11. Late at night you pick vegetables from your neighbor’s garden and then blame the squirrels.

10. A late model Mercedes with a Domino’s pizza delivery sign cuts you off in traffic.

9. The only doctors you ever see are on reruns of MASH.

8. Your overdue library fees have gone to collections.

7. For a career change you seriously consider the world’s oldest profession.

6. You can’t decide whether to sell your right or left kidney.

5. To save on funeral costs, you bury grandma in the backyard and then report her missing.

4. The guy who stole your identity is begging you to take it back.

3. Your husband asks: “Do we really need both twins?

2. The local drug dealer is having a ‘going out of business’ sale – 50% off – Everything Must Go!

1. Rich people are getting worried…

And if you’re looking for work in these hard times, here’s a list of the Top 10 Recession-proof Jobs:

10. Sewage treatment workers – the crap keeps on coming!

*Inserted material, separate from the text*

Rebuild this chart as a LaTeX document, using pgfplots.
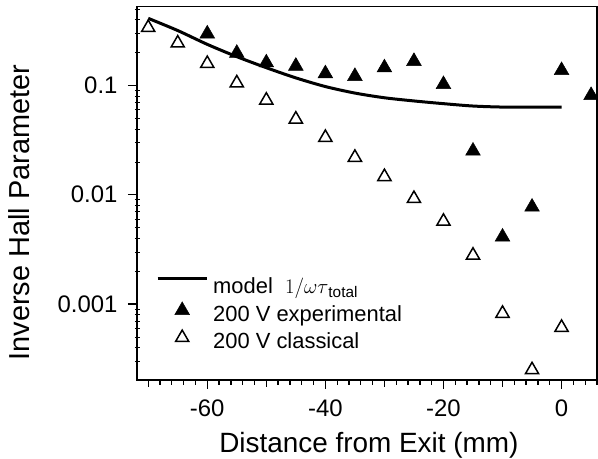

9. Elected officials – scum always rises to the surface.

8. News anchors – somebody has to constantly ram the bad news down our throats – so do it with a million dollar smile!

7. Beans, rice, and Ramen noodles production and/or distribution – try the recession diet!

6. Unemployment office – everyone else is getting laid off.

5. Street walkers – just be careful not to drift into your neighbor’s patch!

4. Prison guards – at the over-populated, free bed and breakfast.

3. Burger flipping – now a highly competitive field.

2. Teachers – all kids deserve the best edukayshun.

1. And those all-time favorites: undertakers and IRS employees ‘death and taxes.’

And it may not be all that bad. If you ever find yourself about to jump off a bridge and an angel called Clarence steps in to help, you’re either delusional or having a wonderful life!

So all together now: “always look on the bright side of life!

“Worse things happen at sea you know…cheer up you old bugger!” (1)

(1) Monty Python, “Always Look on the Bright Side of Life,” The Life of Brian.